I have been going to engine shows for 20-plus years and have only seen about five or six New Way twins, and the box of parts Ed wanted machined looked to be five or six weeks of work. Well, more parts kept coming in and one year and eight months later, his engine was done.

One job for another
The New Way I earned for my labor came from the estate of a collector on the west side of Michigan and I don’t have much history on it. He had fitted two mixers to it and had the valves and seat ground. Some of the piston rings were replaced but that is as far as he went with restoration. All of the parts were loosely put back on the engine and nothing was timed or set. The engine’s condition was not bad, but it was missing a large number of parts including the complete fuel system.

When I started to look for help and information, two collectors came through in a big way – Tom Crone, Frederick, Md., and Tim Christoff, Basehor, Kan.

Tom sent some good close-up pictures and also supplied the large decals for the air shrouds. And I met Tim at the 2009 Tri-State Gas Engine & Tractor Assn. show in Portland, Ind., where he was kind enough to let me take all the pictures and measurements I needed of his engine. Tim also removed the engine cover, which helped me discover I was missing oil splash shields and cam gear oil cups. Their help made what could have been a long, tough restoration an enjoyable one. To those two fellows goes a big thank you!

Getting down to business
With the new information, a mixer body was cast and all of the small parts were made. The original mixer has a fix fuel jet.
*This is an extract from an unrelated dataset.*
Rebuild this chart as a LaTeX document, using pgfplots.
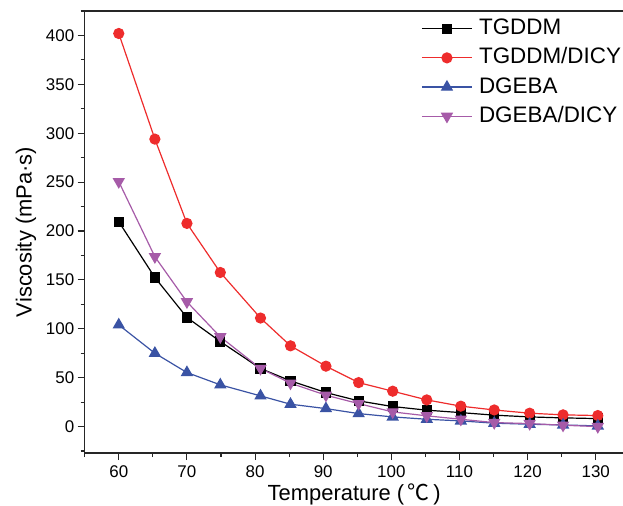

Not knowing what size the hole was and without any easy way to find out, a mixture screw was built into the one I made.

The air shroud was patterned from my 3-1/2 HP upright. Bending up the shrouds was not a hard job but getting all of the holes in the right spot was.

Some of the New Ways have a system where, through a series of drilled holes and tubes, oil from the crankcase lubes most of the parts on the outside of the engine. And, if you put in too much oil like I did, everything on the outside gets lubed very well along with the floor and anything that is close to it.

Another key piece I was missing was the engine plaque but my friend, Nick Rowland, told me about Owosso Graphic Arts in Michigan. After giving them a call, I found that the picture and rubbing of the plaque that I had would not work well enough, so out came the T-square and the drafting board. Two months later, I finally had something to send them, and the plaque they sent back was far better than I could have hoped for. I set it on my dresser and looked at it every day until it was put on the engine.

If anybody has any information on the New Way twins with the rounded fuel tank, I would be very happy to hear from you. My next project is to find room in the garage to store the engine!